Poll work’s all in the (county) family

November 8, 2012 

Annie Luong (left), Analie Pitallano and Reggie Tuyay were on the county election team.

It was closing in on 10 p.m., and Russ Guiney had an after-hours drop to make in a church parking lot in Arcadia.

While his day job involves running the county Department of Parks and Recreation, on this particular evening Guiney was helping to transport precious cargo—ballots from one of the county’s 4,621 polling places—to the trucks waiting to take them to their final destination, the Registrar-Recorder’s office in Norwalk.

It takes an army to put on an election in a county as vast as Los Angeles, and many of the foot soldiers are county employees.

On Tuesday, 3,946 of them—from clerks to department heads—marched into action as voluntary poll workers, part of a larger group of 27,000 community and student workers needed to pull off a presidential election in which more than 2.3 million county residents cast ballots.

If you voted on Election Day, chances are you ran into one of them. Maybe they provided a tutorial in using the InkaVote machine—or even gave you a round of applause.

“A lot of the memorable moments came from the first-time voters who came in,” said Reggie Tuyay, a recreation service supervisor at Whittier Narrows Recreation Area who worked a polling place in South Pasadena on Election Day. “One of the things our table did is we started applauding the first-time voters.”

County workers must get approval from their supervisor in order to participate. High-ranking managers are required to take part or to recruit 5% of their workforce to do so. Everyone receives their regular county pay for the day, in addition to a stipend ranging from $105 to $175, depending on their assignment.

And there are some rewards that go beyond the financial.

“It was my first time doing it, and I really enjoyed it,” said Analie Pitallano, who ordinarily works as a victims’ advocate in the District Attorney’s office. “I loved seeing immigrants who’d just become citizens come in to vote. It was just so great. Parents brought in children to show them the process.”

Parks and Rec chief Russ Guiney at the polls

It’s not a cushy job—at least as far as the hours are concerned, with workers arriving before polls open at 7 a.m. and staying after they close at 8 p.m. to inventory the ballots and pack them up, along with the election equipment.

“When we got out at about 8:45, we found out that Obama had already won,” Pitallano said, who nevertheless said she’d happily do it again, in large part because of the interactions with the voting public.

“It was a long day, but I met so many people,” added Annie Luong, an administrative support staffer in Health Services.

“If you’re a people person, this is the job for you,” said Jacklyn Jorge, the program’s coordinator.

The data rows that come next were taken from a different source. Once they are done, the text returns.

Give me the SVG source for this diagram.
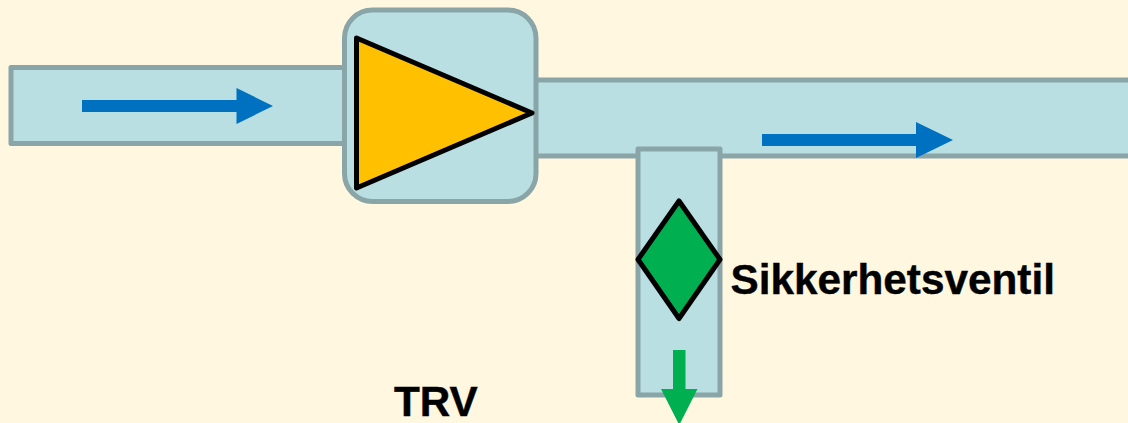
<svg xmlns="http://www.w3.org/2000/svg" width="1128" height="423" viewBox="0 0 1128 423">
<style>
.pipe{fill:#b9dfe2;stroke:#8aa5a8;stroke-width:5;stroke-linejoin:round}
.sym{stroke:#000;stroke-width:5;stroke-linejoin:round}
.lbl{font-family:"Liberation Sans",Arial,sans-serif;font-weight:700;font-size:42.300px;fill:#000;stroke:#000;stroke-width:.4px}
</style>
<rect width="1128" height="423" fill="#fff7e0"/>
<g id="inlet-pipe"><rect class="pipe" x="11" y="67.5" width="340" height="76"/></g>
<g id="outlet-pipe"><rect class="pipe" x="530" y="80" width="610" height="76"/></g>
<g id="pump"><rect class="pipe" x="344.5" y="10" width="191.500" height="191.500" rx="28"/><polygon class="sym" fill="#ffc000" points="356.500,38 532,113 356.500,188"/></g>
<g id="branch-pipe"><rect class="pipe" x="638" y="149" width="82" height="246"/></g>
<g id="safety-valve"><polygon class="sym" fill="#00b050" points="679,201 720,259.500 679,318.500 638,259.500"/><text class="lbl" x="730.500" y="293.500">Sikkerhetsventil</text></g>
<g id="trv-label"><text class="lbl" x="394" y="416">TRV</text></g>
<g id="connectors">
<polygon fill="#0070c0" points="82,100 236.500,100 236.500,88 273,106 236.500,124 236.500,112 82,112"/>
<polygon fill="#0070c0" points="762,134 916,134 916,122 953,140 916,158 916,146 762,146"/>
<polygon fill="#00b050" points="673,350 685.500,350 685.500,389 697.500,389 679.250,425 661,389 673,389"/>
</g>
</svg>
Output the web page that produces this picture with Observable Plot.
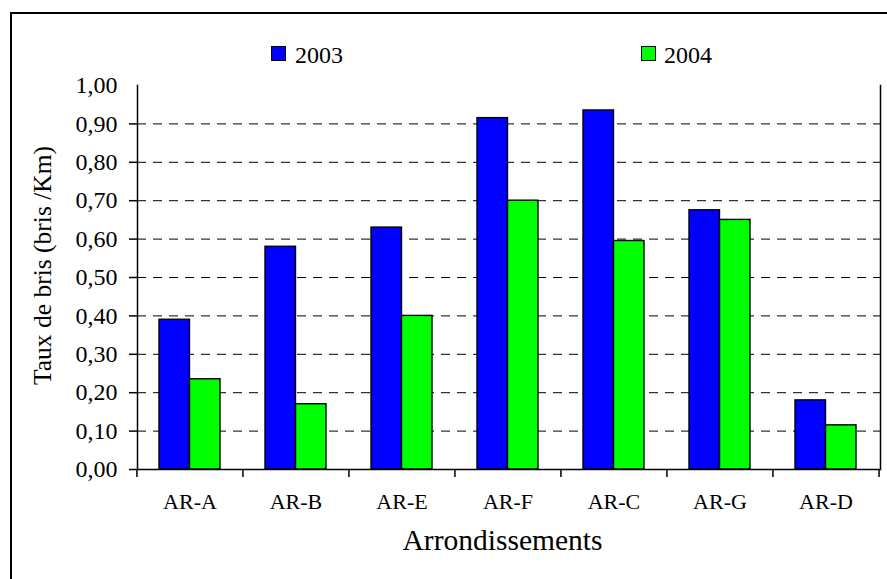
<!DOCTYPE html>
<html>
<head>
<meta charset="utf-8">
<script src="https://cdn.jsdelivr.net/npm/d3@7"></script>
<script src="https://cdn.jsdelivr.net/npm/@observablehq/plot@0.6"></script>
<style>
html, body { margin: 0; padding: 0; background: #fff; overflow: hidden; }
#wrap { position: relative; width: 887px; height: 579px; overflow: hidden; font-family: "Liberation Serif", serif; background: #fff; }
#chart { position: absolute; left: 0; top: 0; }
#border { position: absolute; left: 10px; top: 12px; width: 900px; height: 600px; border-top: 2px solid #000; border-left: 2px solid #000; box-sizing: border-box; pointer-events: none; }
.lg-sw { position: absolute; width: 13px; height: 13px; border: 1px solid #000; }
.lg-tx { position: absolute; font-family: "Liberation Serif", serif; font-size: 24px; line-height: 24px; color: #000; white-space: nowrap; }
</style>
</head>
<body>
<div id="wrap">
  <div id="chart"></div>
  <div id="legend"></div>
  <div id="border"></div>
</div>
<script>
// ---- data ----
const categories = ["AR-A", "AR-B", "AR-E", "AR-F", "AR-C", "AR-G", "AR-D"];
const values2003 = [0.39, 0.58, 0.63, 0.915, 0.935, 0.675, 0.18];
const values2004 = [0.235, 0.17, 0.40, 0.70, 0.595, 0.65, 0.115];
const seriesNames = ["2003", "2004"];
const seriesColors = ["#0000FF", "#00FF00"];
const yTicks = [0, 0.1, 0.2, 0.3, 0.4, 0.5, 0.6, 0.7, 0.8, 0.9, 1.0];
const gridTicks = [0.1, 0.2, 0.3, 0.4, 0.5, 0.6, 0.7, 0.8, 0.9];
const yTitle = "Taux de bris (bris /Km)";
const xTitle = "Arrondissements";

// ---- layout ----
const W = 887, H = 579;
const ML = 137, MR = 7, MT = 85, MB = 110;
const padInner = 0.425;
const step = (W - ML - MR) / categories.length;
const halfBand = step * (1 - padInner) / 2;
const FONT = "Liberation Serif";

const rows = categories.map((c, i) => ({category: c, v2003: values2003[i], v2004: values2004[i]}));
const fmt = v => v.toFixed(2).replace(".", ",");

const chart = Plot.plot({
  width: W,
  height: H,
  marginLeft: ML,
  marginRight: MR,
  marginTop: MT,
  marginBottom: MB,
  style: {fontFamily: FONT, color: "#000", background: "transparent", overflow: "visible"},
  x: {domain: categories, paddingInner: padInner, paddingOuter: padInner / 2, align: 0.472},
  y: {domain: [0, 1]},
  marks: [
    Plot.ruleY(gridTicks, {stroke: "#000", strokeWidth: 1, strokeDasharray: "9,7"}),
    Plot.barY(rows, {x: "category", y: "v2003", fill: seriesColors[0], stroke: "#000", strokeWidth: 1.4, insetRight: halfBand}),
    Plot.barY(rows, {x: "category", y: "v2004", fill: seriesColors[1], stroke: "#000", strokeWidth: 1.4, insetLeft: halfBand}),
    Plot.ruleY([0], {stroke: "#000", strokeWidth: 1.5}),
    Plot.frame({anchor: "left", stroke: "#000", strokeWidth: 1.5}),
    Plot.frame({anchor: "right", stroke: "#000", strokeWidth: 1.5}),
    Plot.ruleX(categories, {x: d => d, y1: 0, y2: 0, insetBottom: -8, dx: -step / 2, stroke: "#000", strokeWidth: 1.5}),
    Plot.ruleX(categories.slice(-1), {x: d => d, y1: 0, y2: 0, insetBottom: -8, dx: step / 2, stroke: "#000", strokeWidth: 1.5}),
    Plot.axisY(yTicks.slice(0, -1), {tickSize: 8, tickPadding: 12, tickFormat: fmt, fontSize: 24, fontFamily: FONT, label: null, strokeWidth: 1.5}),
    Plot.axisY(yTicks.slice(-1), {tickSize: 0, tickPadding: 20, tickFormat: fmt, fontSize: 24, fontFamily: FONT, label: null}),
    Plot.axisX({tickSize: 0, tickPadding: 24, fontSize: 22, fontFamily: FONT, label: null}),
    Plot.text([yTitle], {frameAnchor: "left", textAnchor: "middle", lineAnchor: "middle", rotate: -90, dx: -95, dy: -12, fontSize: 25.5, fontFamily: FONT, fill: "#000"}),
    Plot.text([xTitle], {frameAnchor: "bottom", textAnchor: "middle", lineAnchor: "middle", dx: -6.5, dy: 70.7, fontSize: 29.5, fontFamily: FONT, fill: "#000"})
  ]
});
document.getElementById("chart").appendChild(chart);

// ---- legend ----
const legendPos = [{sw: 271, tx: 295}, {sw: 641, tx: 664}];
const legend = document.getElementById("legend");
seriesNames.forEach((name, i) => {
  const sw = document.createElement("div");
  sw.className = "lg-sw";
  sw.style.left = legendPos[i].sw + "px";
  sw.style.top = "46px";
  sw.style.background = seriesColors[i];
  legend.appendChild(sw);
  const tx = document.createElement("div");
  tx.className = "lg-tx";
  tx.style.left = legendPos[i].tx + "px";
  tx.style.top = "43px";
  tx.textContent = name;
  legend.appendChild(tx);
});
</script>
</body>
</html>
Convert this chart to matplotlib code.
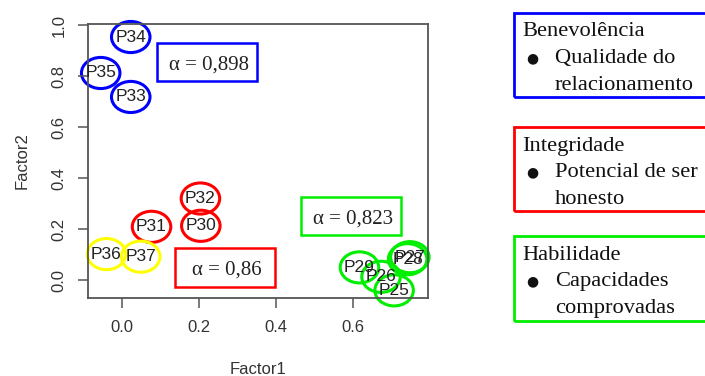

For the Registrar-Recorder’s office, bringing in county employees—under a program established by the Board of Supervisors in 2001 to combat chronic shortages of poll workers—has become an important part of staging elections across a sprawling territory.

“I think it’s become an essential part of our process because the county is so large,” said Registrar-Recorder/County Clerk Dean Logan.

It also provides a large pool of county-affiliated election observers. “It gives us the opportunity to hear from the county family what is going on out there,” Logan said.

And sure enough, the day after the election, department heads including Santos Kreimann of Beaches and Harbors, who’s currently serving as acting director of the county Assessor’s Office, were coming up to Logan to share what they’d seen.

Kreimann and Guiney, the head of Parks and Recreation, both said they welcomed a chance to spend a day working on the front lines of democracy—and getting the change in perspective that goes along with it.

“I enjoyed it, actually, because I wasn’t in charge,” Kreimann said.